30 January 2009


A typical artificial strawberry flavor, like the kind found in a Burger King strawberry milk shake, contains the following ingredients: amyl acetate, amyl butyrate, amyl valerate, anethol, anisyl formate, benzyl acetate, benzyl isobutyrate, butyric acid, cinnamyl isobutyrate, cinnamyl valerate, cognac essential oil, diacetyl, dipropyl ketone, ethyl acetate, ethyl amyl ketone, ethyl butyrate, ethyl cinnamate, ethyl heptanoate, ethyl heptylate, ethyl lactate, ethyl methylphenylglycidate, ethyl nitrate, ethyl propionate, ethyl valerate, heliotropin, hydroxyphenyl-2-butanone (10 percent solution in alcohol), a-ionone, isobutyl anthranilate, isobutyl butyrate, lemon essential oil, maltol, 4-methylacetophenone, methyl anthranilate, methyl benzoate, methyl cinnamate, methyl heptine carbonate, methyl naphthyl ketone, methyl salicylate, mint essential oil, neroli essential oil, nerolin, neryl isobutyrate, orris butter, phenethyl alcohol, rose, rum ether, g-undecalactone, vanillin, and solvent.
(excerpted from
Eric Schlosser's book 'Fast Food Nation' via rense.com)

But are "natural flavors" healthier?

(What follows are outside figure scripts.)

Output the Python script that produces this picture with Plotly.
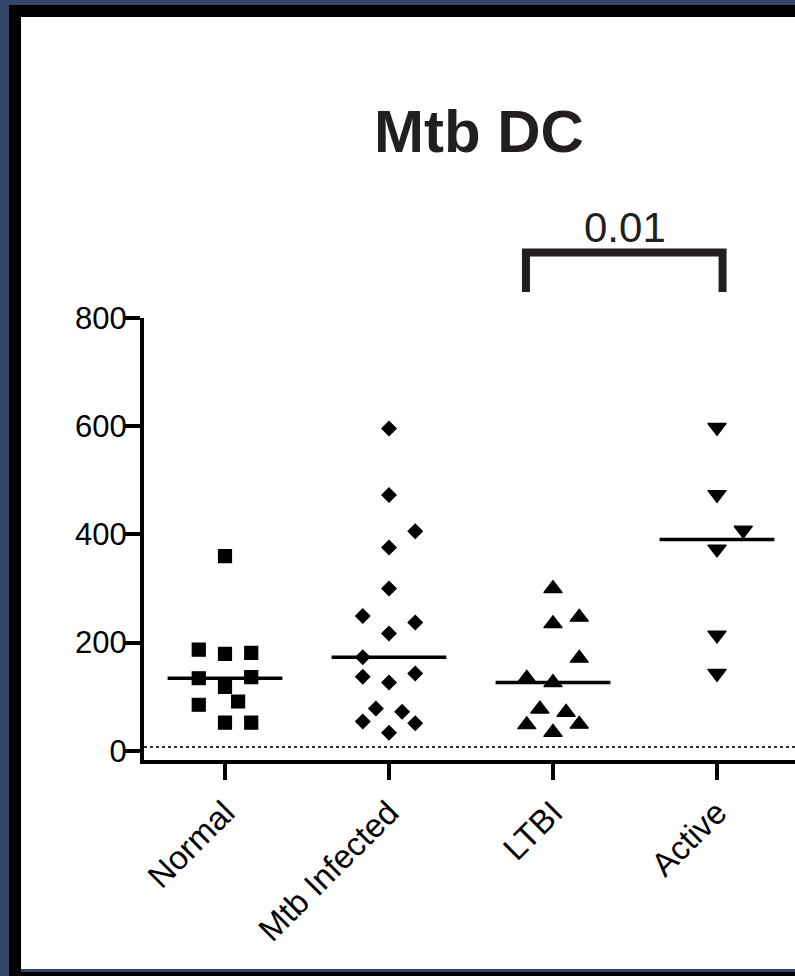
import numpy as np
import plotly.graph_objects as go

# ---------------- data ----------------
categories = ["Normal", "Mtb Infected", "LTBI", "Active"]

normal_vals = [360, 187, 179, 181, 134, 136, 118, 85, 91, 52, 52]
normal_cols = [0, -2, 0, 2, -2, 2, 0, -2, 1, 0, 2]

mtb_vals = [596, 473, 406, 376, 300, 249, 237, 217, 173, 137, 126, 143, 78, 72, 54, 33, 51]
mtb_cols = [0, 0, 2, 0, 0, -2, 2, 0, -2, -2, 0, 2, -1, 1, -2, 0, 2]

ltbi_vals = [300, 235, 247, 171, 134, 126, 77, 71, 48, 49, 34]
ltbi_cols = [0, 0, 2, 2, -2, 0, -1, 1, -2, 2, 0]

active_vals = [598, 474, 408, 373, 214, 143]
active_cols = [0, 0, 2, 0, 0, 0]

y_ticks = [0, 200, 400, 600, 800]
p_value_label = "0.01"
title_text = "Mtb DC"
detection_line = 7

# ---------------- layout geometry ----------------
W, H = 795, 976
ML, MR, MT, MB = 144, 0, 318, 216
PW = W - ML - MR
PH = H - MT - MB


def pxx(x):
    return (x - ML) / PW


def pxy(y):
    return (H - MB - y) / PH


groups = [
    (normal_vals, normal_cols, "square", 13),
    (mtb_vals, mtb_cols, "diamond", 11),
    (ltbi_vals, ltbi_cols, "triangle-up", 16),
    (active_vals, active_cols, "triangle-down", 16),
]

step = 0.08
half = 0.35
ink = "#000000"
dark = "#231f20"
navy = "#35466b"

fig = go.Figure()

for i, (vals, cols, sym, size) in enumerate(groups):
    xs = [i + c * step for c in cols]
    fig.add_trace(go.Scatter(
        x=xs, y=vals, mode="markers",
        marker=dict(symbol=sym, size=size, color=ink,
                    line=dict(color=ink, width=1.2)),
        showlegend=False, hoverinfo="skip"))
    med = float(np.median(vals))
    fig.add_trace(go.Scatter(
        x=[i - half, i + half], y=[med, med], mode="lines",
        line=dict(color=ink, width=3.5),
        showlegend=False, hoverinfo="skip"))

shapes = [
    # black frame and white interior
    dict(type="rect", xref="paper", yref="paper", layer="below",
         x0=pxx(9), x1=pxx(800), y0=pxy(5), y1=pxy(980),
         fillcolor="#000000", line=dict(width=0)),
    dict(type="rect", xref="paper", yref="paper", layer="below",
         x0=pxx(21), x1=pxx(800), y0=pxy(17), y1=pxy(969),
         fillcolor="#ffffff", line=dict(width=0)),
    dict(type="rect", xref="paper", yref="paper", layer="below",
         x0=pxx(21), x1=pxx(800), y0=pxy(969), y1=pxy(972),
         fillcolor=navy, line=dict(width=0)),
    # dotted reference line
    dict(type="line", xref="paper", yref="y", x0=0, x1=1,
         y0=detection_line, y1=detection_line,
         line=dict(color="#333333", width=2, dash="3px,3px")),
    # significance bracket
    dict(type="path", xref="x", yref="paper",
         path=f"M 1.835,{pxy(292)} L 1.835,{pxy(252.5)} L 3.034,{pxy(252.5)} L 3.034,{pxy(292)}",
         line=dict(color=dark, width=8)),
]

annotations = [
    dict(text=title_text, xref="paper", yref="paper",
         x=pxx(479), y=pxy(132), xanchor="center", yanchor="middle",
         showarrow=False,
         font=dict(family="Liberation Sans", size=60, color=dark, weight="bold")),
    dict(text=p_value_label, xref="paper", yref="paper",
         x=pxx(625), y=pxy(227), xanchor="center", yanchor="middle",
         showarrow=False,
         font=dict(family="Liberation Sans", size=42, color=dark)),
]

fig.update_layout(
    width=W, height=H,
    margin=dict(l=ML, r=MR, t=MT, b=MB, pad=0),
    paper_bgcolor=navy,
    plot_bgcolor="rgba(0,0,0,0)",
    shapes=shapes,
    annotations=annotations,
    showlegend=False,
    font=dict(family="Liberation Sans", color=ink),
)

fig.update_xaxes(
    range=[(ML - 225) / 164, (W - MR - 225) / 164],
    tickmode="array", tickvals=list(range(len(categories))), ticktext=categories,
    tickangle=-45, ticks="outside", ticklen=16, tickwidth=4, tickcolor=ink,
    showline=True, linewidth=4, linecolor=ink,
    showgrid=False, zeroline=False,
    tickfont=dict(family="Liberation Sans", size=33, color=ink),
)

fig.update_yaxes(
    range=[-17.2, 800.5],
    tickmode="array", tickvals=y_ticks, ticktext=[str(v) for v in y_ticks],
    ticks="outside", ticklen=15, tickwidth=4, tickcolor=ink,
    showline=True, linewidth=4, linecolor=ink,
    showgrid=False, zeroline=False, ticklabelstandoff=-8,
    tickfont=dict(family="Liberation Sans", size=31, color=ink),
)

fig.write_html(
    "out.html",
    config={"displayModeBar": False},
    post_script="document.body.style.margin='0px';document.body.style.overflow='hidden';",
)
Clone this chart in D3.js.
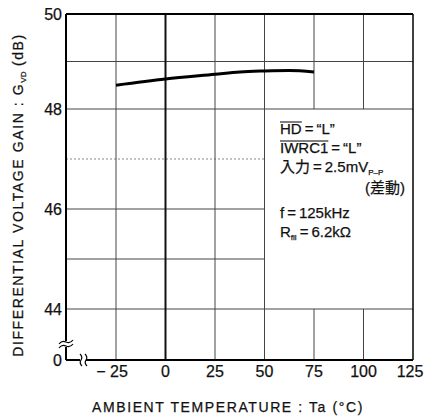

Not necessarily. To be considered natural, they just need to be derived from natural sources. So a single chemical substance may be extracted with powerful, toxic solvents. When a food product lists "natural flavors", you have no idea what it is, what plant or animal it is derived from, or what chemicals were used (and may still be present in trace amounts), or what changes were induced in the substance. Of course, some natural flavors ARE quite safe. Vanilla extract, for example, is just an alcohol tincture of vanilla beans. That is, if it was produced ethically.